NRS 78.225 Stockholder’s liability: No individual liability except for payment for which shares were authorized to be issued or which was specified in subscription agreement. Unless otherwise provided in the articles of incorporation, no stockholder of any corporation formed under the laws of this State is individually liable for the debts or liabilities of the corporation. A purchaser of shares of stock from the corporation is not liable to the corporation or its creditors with respect to the shares, except to pay the consideration for which the shares were authorized to be issued or which was specified in the written subscription agreement.

NRS 78.288 Distributions to stockholders.
1. Except as otherwise provided in subsection 2 and the articles of incorporation, a board of directors may authorize and the corporation may make distributions to its stockholders, including distributions on shares that are partially paid.
2. No distribution may be made if, after giving it effect:
(a) The corporation would not be able to pay its debts as they become due in the usual course of business;
or
(b) Except as otherwise specifically allowed by the articles of incorporation, the corporation’s total assets would be less than the sum of its total liabilities plus the amount that would be needed, if the corporation were to be dissolved at the time of distribution, to satisfy the preferential rights upon dissolution of stockholders whose preferential rights are superior to those receiving the distribution.
3. The board of directors may base a determination that a distribution is not prohibited pursuant to subsection 2 on:
(a) Financial statements prepared on the basis of accounting practices that are reasonable in the circumstances;

(b) A fair valuation, including, but not limited to, unrealized appreciation and depreciation; or
(c) Any other method that is reasonable in the circumstances.
4. The effect of a distribution pursuant to subsection 2 must be measured:
(a) In the case of a distribution by purchase, redemption or other acquisition of the corporation’s shares, as of the earlier of:
(1) The date money or other property is transferred or debt incurred by the corporation; or
(2) The date upon which the stockholder ceases to be a stockholder with respect to the acquired shares.
(b) In the case of any other distribution of indebtedness, as of the date the indebtedness is distributed.
(c) In all other cases, as of:
(1) The date the distribution is authorized if the payment occurs within 120 days after the date of authorization; or
(2) The date the payment is made if it occurs more than 120 days after the date of authorization.
5. A corporation’s indebtedness to a stockholder incurred by reason of a distribution made in accordance with this section is at parity with the corporation’s indebtedness to its general unsecured creditors except to the extent subordinated by agreement.
6. Indebtedness of a corporation, including indebtedness issued as a distribution, is not considered a liability for purposes of determinations pursuant to subsection 2 if its terms provide that payment of principal and interest are made only if and to the extent that payment of a distribution to stockholders could then be made pursuant to this section. If the indebtedness is issued as a distribution, each payment of principal or interest must be treated as a distribution, the effect of which must be measured on the date the payment is actually made.
(Added to NRS by 1991, 1187; A 2001, 1369, 3199)

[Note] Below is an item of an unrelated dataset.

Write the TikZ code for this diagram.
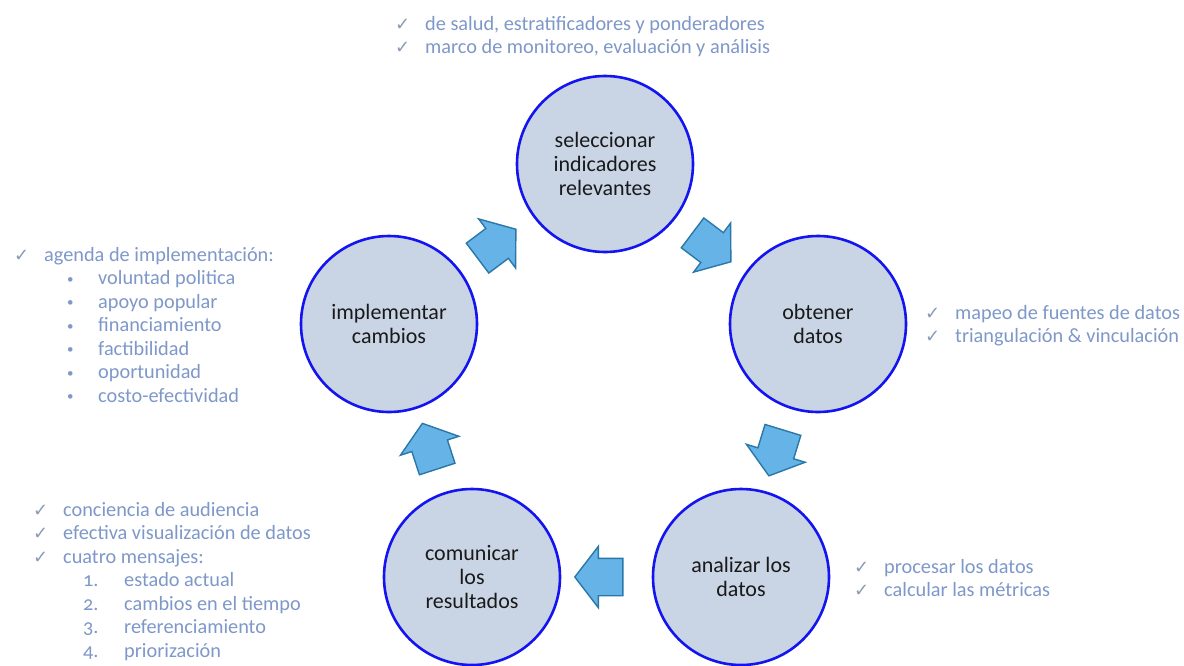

This suggest lenders have to take action......

NRS 78.300 Liability of directors for unlawful distributions.
1. The directors of a corporation shall not make distributions to stockholders except as provided by this chapter.
2. Except as otherwise provided in subsection 3 and NRS 78.138, in case of any violation of the provisions of this section, the directors under whose administration the violation occurred are jointly and severally liable, at any time within 3 years after each violation, to the corporation, and, in the event of its dissolution or insolvency, to its creditors at the time of the violation, or any of them, to the lesser of the full amount of the distribution made or of any loss sustained by the corporation by reason of the distribution to stockholders.
3. The liability imposed pursuant to subsection 2 does not apply to a director who caused his or her dissent to be entered upon the minutes of the meeting of the directors at the time the action was taken or who was not present at the meeting and caused his or her dissent to be entered on learning of the action.

Lenders may have waited too late to act. I have seen lawsuits threatened for some time now, but no one has stepped up to the plate....for some reason. But here's the NV Rev Statutes that apply below. Feel free to explain which one you are arguing.

https://www.leg.state.nv.us/nrs/NRS-078.html#NRS078Sec191

That's why I have said this mess needs to be cleaned up FIRST. But now we see the same thing going on at ISBG that went on here. Announcing launches and the like without FIRST getting the corporate affairs in order.

And folks are now claiming DKTS is undervalued and will soon be audited.....again.